Romans 3:10-12 says that no one is righteous, and yet Christ died to reconcile us to God (Ephesians 2:16, Colossians 1:20).

Do you feel the weight of this? It’s not that we were so lovable that Christ came and cuddled with us because we were so cute. Christ came to reconcile us, despite us, and this should lead us to deep gratitude and worship.

Paul says above in verse 8 that every gain he had (which, by the way, was a lot) he counted as nothing for the sake of knowing Christ. He even says later in the verse that he considers it rubbish when compared to Christ! Matt Chandler paints this picture well. He talks about how we so eagerly go after the next big thing–that new TV, the new car, the next iPhone–and how all of the things we spend so much time pursuing ends up being “stuff of future garage sales, dumps, and storage units.”

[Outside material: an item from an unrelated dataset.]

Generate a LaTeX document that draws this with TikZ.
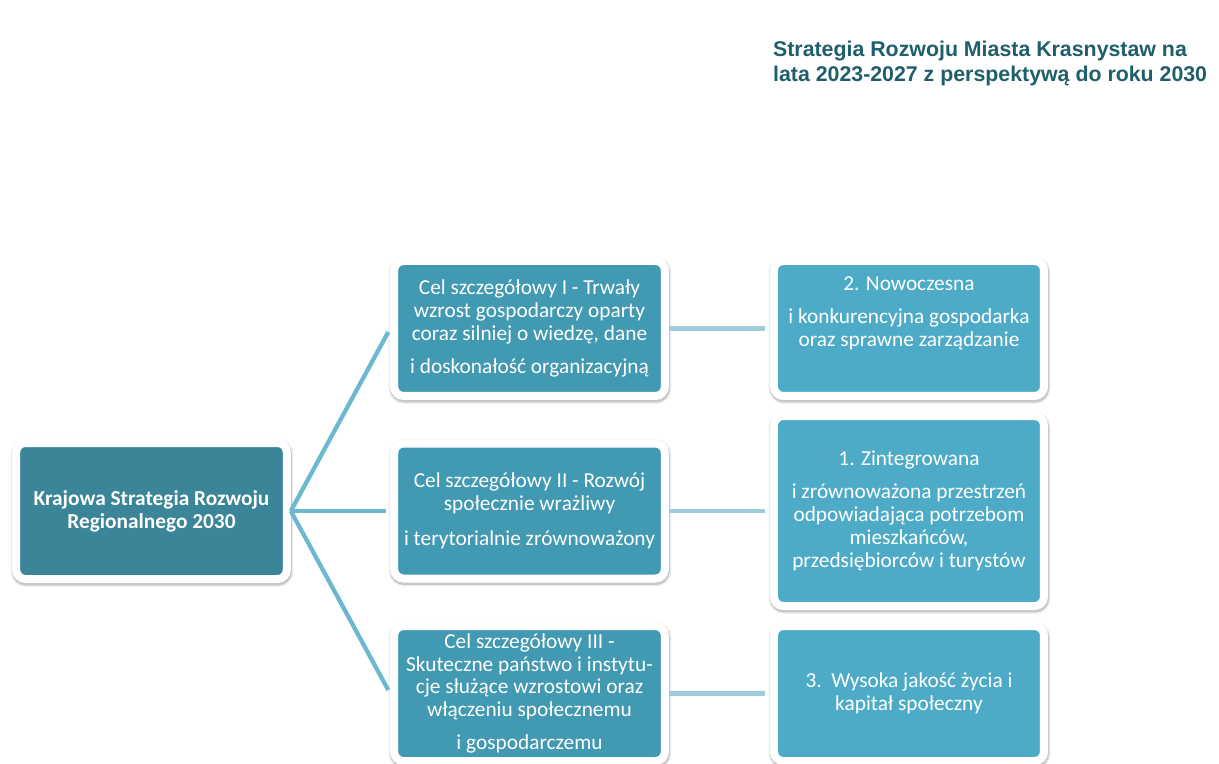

Let us have a unity of focus like Paul does in this passage in Ephesians. Verses 8-10 show the heart of it when it illustrates why he counts all things as loss compared to Christ: “in order that I may gain Christ and be found in Him… that I may Him and the power of His resurrection.”

At the end of the day we want Christ. Our pursuit is Christ. Our longing is for Christ. And our passions in life should all center back on glorifying, and making much of, Christ. David Platt says that Christians are a people “conquered by a superior affection” and for me, I pray that those words may be said about me. I want to be consumed in the making much of God.

May we all feel the weight of this, and may this be just what we needed to hear tonight. This Gospel is more than any of us deserve, and better than anything we can ever attain, but the glorious truth is that it is freely offered to us. May we praise God with everything within us and have this be the foundation of everything we do. I want to live to make much of God and I pray that you will join me in this.